>>>

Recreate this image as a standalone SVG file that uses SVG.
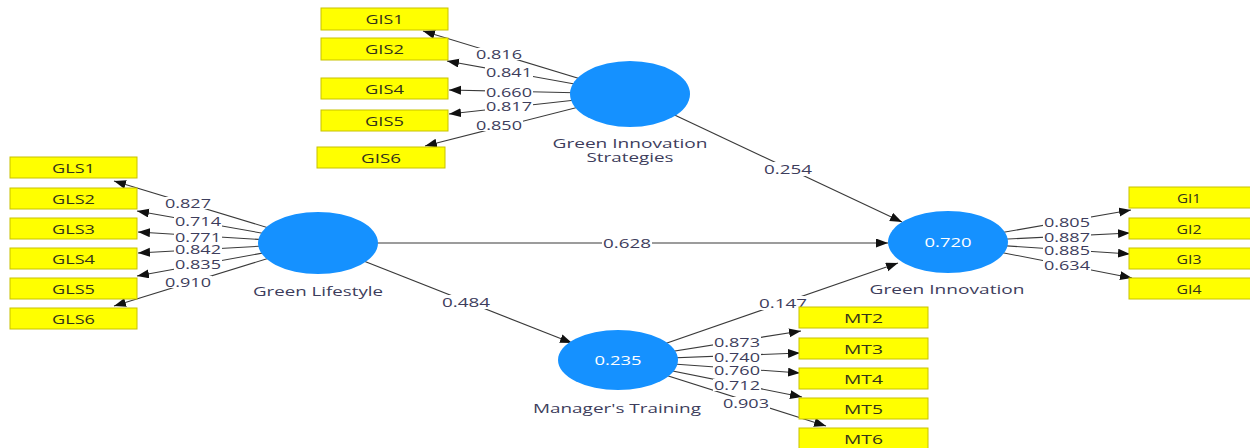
<svg xmlns="http://www.w3.org/2000/svg" width="1250" height="448" viewBox="0 0 1250 448">
<defs>
<marker id="arr" markerUnits="userSpaceOnUse" markerWidth="13" markerHeight="10" refX="12" refY="4.5" orient="auto">
<path d="M0,0 L12,4.5 L0,9 z" fill="#111"/>
</marker>
<style>
.ln{stroke:#3a3a3a;stroke-width:1.1;fill:none;marker-end:url(#arr)}
.bx{fill:#ffff00;stroke:#c8c200;stroke-width:1}
.bt{font-family:"Open Sans","Liberation Sans",sans-serif;font-size:13px;fill:#33331a;text-anchor:middle;dominant-baseline:central}
.lv{fill:#1591ff}
.lt{font-family:"Open Sans","Liberation Sans",sans-serif;font-size:13px;fill:#3d3d5c;text-anchor:middle;dominant-baseline:central}
.nb{font-family:"Open Sans","Liberation Sans",sans-serif;font-size:13px;fill:#3d3d5c;text-anchor:middle;dominant-baseline:central}
.wt{font-family:"Open Sans","Liberation Sans",sans-serif;font-size:13px;fill:#ffffff;text-anchor:middle;dominant-baseline:central}
.bg{fill:#ffffff}
</style>
</defs>
<rect width="1250" height="448" fill="#ffffff"/>
<g id="connectors">
<line class="ln" x1="630" y1="94" x2="423" y2="31"/>
<line class="ln" x1="630" y1="94" x2="447" y2="61"/>
<line class="ln" x1="630" y1="94" x2="449" y2="90"/>
<line class="ln" x1="630" y1="94" x2="449" y2="114"/>
<line class="ln" x1="630" y1="94" x2="425" y2="146"/>
<line class="ln" x1="318" y1="243" x2="114" y2="181"/>
<line class="ln" x1="318" y1="243" x2="137" y2="211"/>
<line class="ln" x1="318" y1="243" x2="138" y2="232"/>
<line class="ln" x1="318" y1="243" x2="138" y2="253"/>
<line class="ln" x1="318" y1="243" x2="137" y2="276"/>
<line class="ln" x1="318" y1="243" x2="114" y2="306"/>
<line class="ln" x1="948" y1="242" x2="1131" y2="210"/>
<line class="ln" x1="948" y1="242" x2="1130" y2="233"/>
<line class="ln" x1="948" y1="242" x2="1130" y2="254"/>
<line class="ln" x1="948" y1="242" x2="1132" y2="278"/>
<line class="ln" x1="618" y1="360" x2="801" y2="331"/>
<line class="ln" x1="618" y1="360" x2="800" y2="353"/>
<line class="ln" x1="618" y1="360" x2="800" y2="373"/>
<line class="ln" x1="618" y1="360" x2="802" y2="397"/>
<line class="ln" x1="618" y1="360" x2="826" y2="426"/>
<line class="ln" x1="630" y1="94" x2="902" y2="222"/>
<line class="ln" x1="318" y1="243" x2="888" y2="243"/>
<line class="ln" x1="318" y1="243" x2="572" y2="343"/>
<line class="ln" x1="618" y1="360" x2="898" y2="263"/>
<g id="labels">
<rect class="bg" x="475" y="48" width="48" height="12"/><text class="nb" x="499" y="54" textLength="46" lengthAdjust="spacingAndGlyphs">0.816</text>
<rect class="bg" x="485" y="66" width="48" height="12"/><text class="nb" x="509" y="72" textLength="46" lengthAdjust="spacingAndGlyphs">0.841</text>
<rect class="bg" x="485" y="86" width="48" height="12"/><text class="nb" x="509" y="92" textLength="46" lengthAdjust="spacingAndGlyphs">0.660</text>
<rect class="bg" x="485" y="100" width="48" height="12"/><text class="nb" x="509" y="106" textLength="46" lengthAdjust="spacingAndGlyphs">0.817</text>
<rect class="bg" x="475" y="119" width="48" height="12"/><text class="nb" x="499" y="125" textLength="46" lengthAdjust="spacingAndGlyphs">0.850</text>
<rect class="bg" x="164" y="197" width="48" height="12"/><text class="nb" x="188" y="203" textLength="46" lengthAdjust="spacingAndGlyphs">0.827</text>
<rect class="bg" x="174" y="215" width="48" height="12"/><text class="nb" x="198" y="221" textLength="46" lengthAdjust="spacingAndGlyphs">0.714</text>
<rect class="bg" x="174" y="231" width="48" height="12"/><text class="nb" x="198" y="237" textLength="46" lengthAdjust="spacingAndGlyphs">0.771</text>
<rect class="bg" x="174" y="243" width="48" height="12"/><text class="nb" x="198" y="249" textLength="46" lengthAdjust="spacingAndGlyphs">0.842</text>
<rect class="bg" x="174" y="258" width="48" height="12"/><text class="nb" x="198" y="264" textLength="46" lengthAdjust="spacingAndGlyphs">0.835</text>
<rect class="bg" x="164" y="276" width="48" height="12"/><text class="nb" x="188" y="282" textLength="46" lengthAdjust="spacingAndGlyphs">0.910</text>
<rect class="bg" x="1043" y="216" width="48" height="12"/><text class="nb" x="1067" y="222" textLength="46" lengthAdjust="spacingAndGlyphs">0.805</text>
<rect class="bg" x="1043" y="231" width="48" height="12"/><text class="nb" x="1067" y="237" textLength="46" lengthAdjust="spacingAndGlyphs">0.887</text>
<rect class="bg" x="1043" y="244" width="48" height="12"/><text class="nb" x="1067" y="250" textLength="46" lengthAdjust="spacingAndGlyphs">0.885</text>
<rect class="bg" x="1043" y="259" width="48" height="12"/><text class="nb" x="1067" y="265" textLength="46" lengthAdjust="spacingAndGlyphs">0.634</text>
<rect class="bg" x="713" y="336" width="48" height="12"/><text class="nb" x="737" y="342" textLength="46" lengthAdjust="spacingAndGlyphs">0.873</text>
<rect class="bg" x="713" y="351" width="48" height="12"/><text class="nb" x="737" y="357" textLength="46" lengthAdjust="spacingAndGlyphs">0.740</text>
<rect class="bg" x="713" y="364" width="48" height="12"/><text class="nb" x="737" y="370" textLength="46" lengthAdjust="spacingAndGlyphs">0.760</text>
<rect class="bg" x="713" y="379" width="48" height="12"/><text class="nb" x="737" y="385" textLength="46" lengthAdjust="spacingAndGlyphs">0.712</text>
<rect class="bg" x="722" y="397" width="48" height="12"/><text class="nb" x="746" y="403" textLength="46" lengthAdjust="spacingAndGlyphs">0.903</text>
<rect class="bg" x="763" y="162" width="50" height="14"/><text class="nb" x="788" y="169" textLength="48" lengthAdjust="spacingAndGlyphs">0.254</text>
<rect class="bg" x="602" y="236" width="50" height="14"/><text class="nb" x="627" y="243" textLength="48" lengthAdjust="spacingAndGlyphs">0.628</text>
<rect class="bg" x="441" y="295" width="50" height="14"/><text class="nb" x="466" y="302" textLength="48" lengthAdjust="spacingAndGlyphs">0.484</text>
<rect class="bg" x="758" y="296" width="50" height="14"/><text class="nb" x="783" y="303" textLength="48" lengthAdjust="spacingAndGlyphs">0.147</text>
</g>
</g>
<g id="GIS">
<ellipse class="lv" cx="630" cy="94" rx="60" ry="33"/>
<text class="lt" x="630" y="143" textLength="155" lengthAdjust="spacingAndGlyphs">Green Innovation</text>
<text class="lt" x="630" y="157" textLength="87" lengthAdjust="spacingAndGlyphs">Strategies</text>
</g>
<g id="GL">
<ellipse class="lv" cx="318" cy="243" rx="60" ry="31"/>
<text class="lt" x="318" y="291" textLength="130" lengthAdjust="spacingAndGlyphs">Green Lifestyle</text>
</g>
<g id="GI">
<ellipse class="lv" cx="948" cy="242" rx="60" ry="31"/>
<text class="wt" x="948" y="242" textLength="47" lengthAdjust="spacingAndGlyphs">0.720</text>
<text class="lt" x="947" y="289" textLength="155" lengthAdjust="spacingAndGlyphs">Green Innovation</text>
</g>
<g id="MT">
<ellipse class="lv" cx="618" cy="360" rx="60" ry="30"/>
<text class="wt" x="618" y="360" textLength="47" lengthAdjust="spacingAndGlyphs">0.235</text>
<text class="lt" x="617" y="408" textLength="168" lengthAdjust="spacingAndGlyphs">Manager's Training</text>
</g>
<g id="GIS1"><rect class="bx" x="321" y="8" width="127" height="22"/><text class="bt" x="384.5" y="19" textLength="38" lengthAdjust="spacingAndGlyphs">GIS1</text></g>
<g id="GIS2"><rect class="bx" x="321" y="38" width="127" height="22"/><text class="bt" x="384.5" y="49" textLength="39" lengthAdjust="spacingAndGlyphs">GIS2</text></g>
<g id="GIS4"><rect class="bx" x="321" y="78" width="127" height="21"/><text class="bt" x="384.5" y="89" textLength="39" lengthAdjust="spacingAndGlyphs">GIS4</text></g>
<g id="GIS5"><rect class="bx" x="321" y="110" width="127" height="21"/><text class="bt" x="384.5" y="121" textLength="39" lengthAdjust="spacingAndGlyphs">GIS5</text></g>
<g id="GIS6"><rect class="bx" x="317" y="147" width="128" height="21"/><text class="bt" x="381" y="158" textLength="40" lengthAdjust="spacingAndGlyphs">GIS6</text></g>
<g id="GLS1"><rect class="bx" x="10" y="157" width="127" height="21"/><text class="bt" x="73.5" y="168" textLength="43" lengthAdjust="spacingAndGlyphs">GLS1</text></g>
<g id="GLS2"><rect class="bx" x="10" y="188" width="127" height="21"/><text class="bt" x="73.5" y="199" textLength="43" lengthAdjust="spacingAndGlyphs">GLS2</text></g>
<g id="GLS3"><rect class="bx" x="10" y="218" width="127" height="21"/><text class="bt" x="73.5" y="229" textLength="43" lengthAdjust="spacingAndGlyphs">GLS3</text></g>
<g id="GLS4"><rect class="bx" x="10" y="248" width="127" height="21"/><text class="bt" x="73.5" y="259" textLength="43" lengthAdjust="spacingAndGlyphs">GLS4</text></g>
<g id="GLS5"><rect class="bx" x="10" y="278" width="127" height="21"/><text class="bt" x="73.5" y="289" textLength="43" lengthAdjust="spacingAndGlyphs">GLS5</text></g>
<g id="GLS6"><rect class="bx" x="10" y="308" width="127" height="21"/><text class="bt" x="73.5" y="319" textLength="43" lengthAdjust="spacingAndGlyphs">GLS6</text></g>
<g id="GI1"><rect class="bx" x="1129" y="187" width="126" height="21"/><text class="bt" x="1189" y="198" textLength="24" lengthAdjust="spacingAndGlyphs">GI1</text></g>
<g id="GI2"><rect class="bx" x="1129" y="218" width="126" height="21"/><text class="bt" x="1189" y="229" textLength="25" lengthAdjust="spacingAndGlyphs">GI2</text></g>
<g id="GI3"><rect class="bx" x="1129" y="248" width="126" height="21"/><text class="bt" x="1189" y="259" textLength="25" lengthAdjust="spacingAndGlyphs">GI3</text></g>
<g id="GI4"><rect class="bx" x="1129" y="278" width="126" height="21"/><text class="bt" x="1189" y="289" textLength="25" lengthAdjust="spacingAndGlyphs">GI4</text></g>
<g id="MT2"><rect class="bx" x="799" y="307" width="129" height="21"/><text class="bt" x="863.5" y="318" textLength="39" lengthAdjust="spacingAndGlyphs">MT2</text></g>
<g id="MT3"><rect class="bx" x="799" y="338" width="129" height="21"/><text class="bt" x="863.5" y="349" textLength="39" lengthAdjust="spacingAndGlyphs">MT3</text></g>
<g id="MT4"><rect class="bx" x="799" y="368" width="129" height="21"/><text class="bt" x="863.5" y="379" textLength="39" lengthAdjust="spacingAndGlyphs">MT4</text></g>
<g id="MT5"><rect class="bx" x="799" y="398" width="129" height="21"/><text class="bt" x="863.5" y="409" textLength="39" lengthAdjust="spacingAndGlyphs">MT5</text></g>
<g id="MT6"><rect class="bx" x="799" y="428" width="129" height="21"/><text class="bt" x="863.5" y="439" textLength="39" lengthAdjust="spacingAndGlyphs">MT6</text></g>
</svg>
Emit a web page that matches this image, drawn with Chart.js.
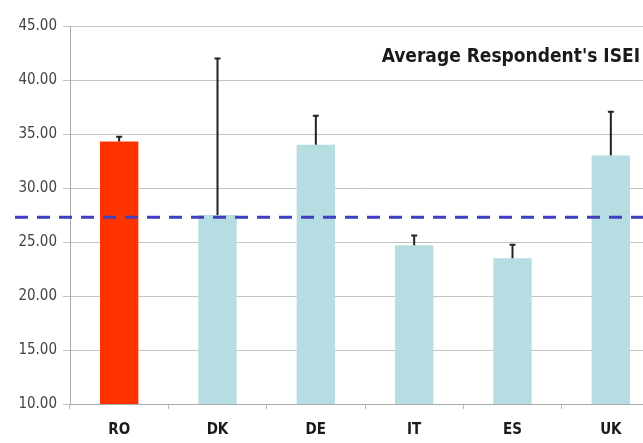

<<<

Given exercise:
Of all the lines in the material above, how many contain the word "that"? Give only the count.

Exercise solution:
2